One big goal of this stage is to set a target date for making no-GIL the default. This will likely happen on the same timeline as the deprecation and removal of other Python features—at least two or three versions, meaning at least two or three years.
Step 3: No-GIL CPython is the default
The final stage would be to make the no-GIL version of CPython the default build, and to remove all GIL-related code from CPython. “We don’t want to wait too long with this,” wrote Thomas Wouters, CPython core developer, “because having two common build modes may be a heavy burden on the community (as, for example, it can double test resources and debugging scenarios), but we can’t rush it either. We think it may take as much as five years to get to this stage.”
The biggest challenges to removing the GIL
The biggest challenges present in this plan aren’t only technical, although the technical challenges are daunting. What looms even larger is how to bring the rest of the Python ecosystem into line with these changes—and make sure a GIL-less Python doesn’t create more problems than it solves.

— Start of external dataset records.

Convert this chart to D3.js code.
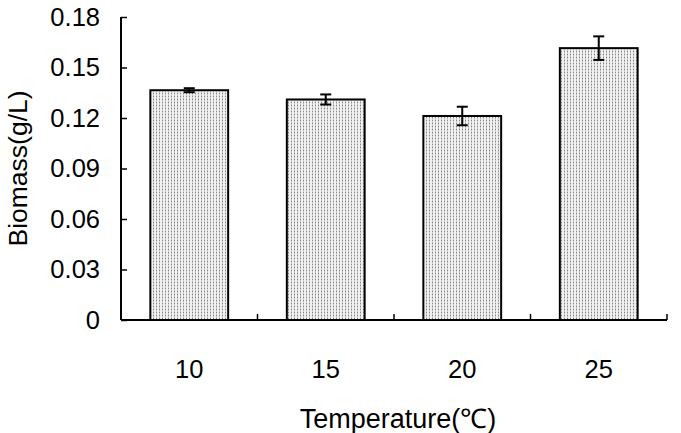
<!DOCTYPE html>
<html>
<head>
<meta charset="utf-8">
<script src="https://cdn.jsdelivr.net/npm/d3@7/dist/d3.min.js"></script>
<style>
  html, body { margin: 0; padding: 0; background: #fff; }
  svg { display: block; }
  text { font-family: "Liberation Sans", Arial, sans-serif; fill: #000; }
</style>
</head>
<body>
<svg id="chart" width="681" height="433"></svg>
<script>
// ---- data ----
const categories = ["10", "15", "20", "25"];
const biomass = [0.1365, 0.131, 0.1212, 0.1615];
const errors = [0.0012, 0.003, 0.0055, 0.007];
const yTicks = [0, 0.03, 0.06, 0.09, 0.12, 0.15, 0.18];
const xTitle = "Temperature(\u2103)";
const yTitle = "Biomass(g/L)";

// ---- layout ----
const svg = d3.select("#chart");
const mLeft = 121, mRight = 667, mTop = 17, mBottom = 320;

const x = d3.scaleBand().domain(categories).range([mLeft, mRight]).padding(0);
const y = d3.scaleLinear().domain([0, 0.18]).range([mBottom, mTop]);
const barFrac = 0.57;

// pattern fill
const defs = svg.append("defs");
const pat = defs.append("pattern")
  .attr("id", "dots").attr("patternUnits", "userSpaceOnUse")
  .attr("width", 3).attr("height", 3);
pat.append("rect").attr("width", 3).attr("height", 3).attr("fill", "#f0f0f0");
pat.append("rect").attr("x", 0).attr("y", 0).attr("width", 1).attr("height", 1).attr("fill", "#858585");
pat.append("rect").attr("x", 0).attr("y", 1.5).attr("width", 1).attr("height", 1).attr("fill", "#a0a0a0");

// bars
const bw = x.bandwidth() * barFrac;
svg.append("g").selectAll("rect").data(categories).join("rect")
  .attr("x", (d) => x(d) + (x.bandwidth() - bw) / 2)
  .attr("y", (d, i) => y(biomass[i]))
  .attr("width", bw)
  .attr("height", (d, i) => y(0) - y(biomass[i]))
  .attr("fill", "url(#dots)")
  .attr("stroke", "#000").attr("stroke-width", 2);

// error bars
const eg = svg.append("g").attr("stroke", "#000").attr("stroke-width", 2);
categories.forEach((c, i) => {
  const cx = x(c) + x.bandwidth() / 2;
  const y1 = y(biomass[i] + errors[i]), y2 = y(biomass[i] - errors[i]);
  eg.append("line").attr("x1", cx).attr("x2", cx).attr("y1", y1).attr("y2", y2);
  eg.append("line").attr("x1", cx - 5.5).attr("x2", cx + 5.5).attr("y1", y1).attr("y2", y1);
  eg.append("line").attr("x1", cx - 5.5).attr("x2", cx + 5.5).attr("y1", y2).attr("y2", y2);
});

// y axis
const yAxis = d3.axisLeft(y).tickValues(yTicks).tickSize(-6).tickPadding(21)
  .tickFormat((d) => d === 0 ? "0" : d.toFixed(2));
const gy = svg.append("g").attr("transform", `translate(${mLeft},0)`).call(yAxis);
gy.select(".domain").remove();
gy.selectAll(".tick line").attr("stroke", "#000").attr("stroke-width", 1.5);
gy.selectAll(".tick text").attr("font-size", 25.5).attr("font-family", "Liberation Sans, Arial, sans-serif").attr("fill", "#000");
svg.append("line").attr("x1", mLeft).attr("x2", mLeft).attr("y1", y(0.18)).attr("y2", mBottom)
  .attr("stroke", "#000").attr("stroke-width", 2);

// x axis
const xAxis = d3.axisBottom(x).tickSize(0).tickPadding(40);
const gx = svg.append("g").attr("transform", `translate(0,${mBottom})`).call(xAxis);
gx.select(".domain").remove();
gx.selectAll(".tick text").attr("font-size", 25.5).attr("font-family", "Liberation Sans, Arial, sans-serif").attr("fill", "#000");
svg.append("line").attr("x1", mLeft).attr("x2", mRight).attr("y1", mBottom).attr("y2", mBottom)
  .attr("stroke", "#000").attr("stroke-width", 2);
// boundary ticks
const bounds = categories.slice(1).map((c) => x(c)).concat([mRight]);
svg.append("g").selectAll("line").data(bounds).join("line")
  .attr("x1", (d) => d).attr("x2", (d) => d)
  .attr("y1", mBottom).attr("y2", mBottom - 6)
  .attr("stroke", "#000").attr("stroke-width", 1.5);

// titles
svg.append("text").attr("x", 398).attr("y", 428)
  .attr("text-anchor", "middle").attr("font-size", 27).text(xTitle);
svg.append("text").attr("transform", `translate(27,${(mTop + mBottom) / 2}) rotate(-90)`)
  .attr("text-anchor", "middle").attr("font-size", 26.5).text(yTitle);
</script>
</body>
</html>
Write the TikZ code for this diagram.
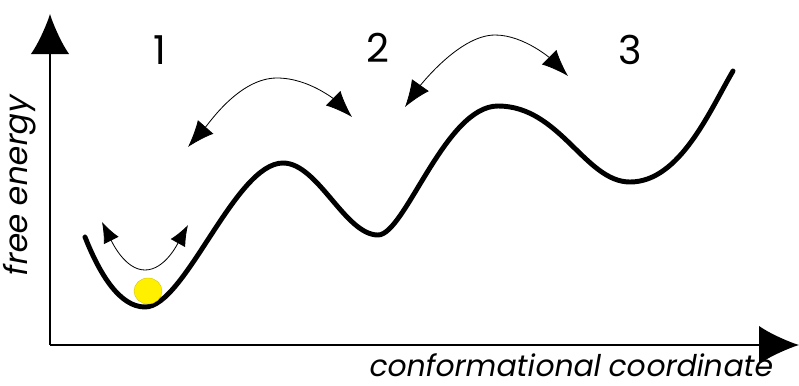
\documentclass[tikz,border=0pt]{standalone}
\usepackage{fontspec}
\setsansfont{Poppins}[FakeSlant=0.18]
\newfontfamily\digitfont{Poppins}
\usetikzlibrary{arrows.meta}

\begin{document}
\begin{tikzpicture}[x=0.03cm,y=-0.03cm,font=\sffamily]
\definecolor{ball}{RGB}{255,240,0}
\tikzset{
  hop/.style={line width=0.7pt,
    {Latex[length=0.8cm,width=0.62cm]}-{Latex[length=0.8cm,width=0.62cm]}},
  wobble/.style={line width=0.7pt,
    {Latex[length=0.62cm,width=0.5cm]}-{Latex[length=0.62cm,width=0.5cm]}},
  axis/.style={line width=1.6pt,-{Latex[length=1.2cm,width=1.15cm]}},
  well/.style={font=\digitfont\fontsize{34}{34}\selectfont}
}
\useasboundingbox (0,0) rectangle (799,385);

% Axes with big filled heads.
\coordinate (O) at (50,345);
\coordinate (Ytop) at (50,14);
\coordinate (Xend) at (799,345);
\draw[axis] (O)--(Ytop);
\draw[axis] (O)--(Xend);
\node[rotate=90,font=\sffamily\fontsize{27}{27}\selectfont] (ylab) at (20,187) {free energy};
\node[anchor=base,inner sep=0pt,font=\sffamily\fontsize{25.5}{25.5}\selectfont]
  (xlab) at (570,376) {conformational coordinate};

% Free energy landscape, flat tangents at every extremum.
\draw[line width=4.2pt,line cap=round]
  (85,237) .. controls (100,275) and (120,307) .. (145,307)
  .. controls (185,307) and (235,163) .. (283,163)
  .. controls (318,163) and (345,235) .. (378,235)
  .. controls (405,235) and (445,106) .. (498,106)
  .. controls (560,106) and (585,182) .. (630,182)
  .. controls (680,182) and (710,110) .. (733,71);

% Ball sitting in the deepest well.
\fill[ball,draw=ball!80!black,line width=0.3pt] (148,291) ellipse (14 and 13);

% Well labels.
\node[well] (w1) at (160,50) {1};
\node[well] (w2) at (378,48) {2};
\node[well] (w3) at (630,50) {3};

% Transitions between wells.
\coordinate (a1) at (102,222);
\coordinate (a2) at (188,225);
\draw[wobble] (a1) .. controls (112,242) and (125,270) .. (145,270)
  .. controls (165,270) and (178,243) .. (a2);
\coordinate (b1) at (188,147);
\coordinate (b2) at (352,117);
\draw[hop] (b1) .. controls (210,122) and (240,78) .. (277,78)
  .. controls (310,78) and (337,102) .. (b2);
\coordinate (c1) at (405,107);
\coordinate (c2) at (568,76);
\draw[hop] (c1) .. controls (417,90) and (458,35) .. (495,35)
  .. controls (525,35) and (553,61) .. (c2);

\end{tikzpicture}
\end{document}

According to Wouters, “… any changes in third-party code needed to accommodate no-GIL builds should just work in with-GIL builds (although backward compatibility with older Python versions will still need to be addressed).”
The other big challenge, as mentioned above, is “to bring along the rest of the Python community,” said Wouters, “… and make sure the changes we want to make, and the changes we want them to make, are palatable.
“Before we commit to switching entirely to the no-GIL build, we need to see community support for it,” Wouters said. “We can’t just flip the default and expect the community to figure out what work they need to do to support it.”
The Python community experienced huge growing pains when transitioning from Python 2 to Python 3, so any big changes like removing the GIL would have to be thoroughly backwards compatible. As Wouters put it, “We do not want another Python 3 situation.”
Beyond the perils and challenges lies a great reward: A Python that finally supports the parallelism that programmers have come to expect in the 21st century.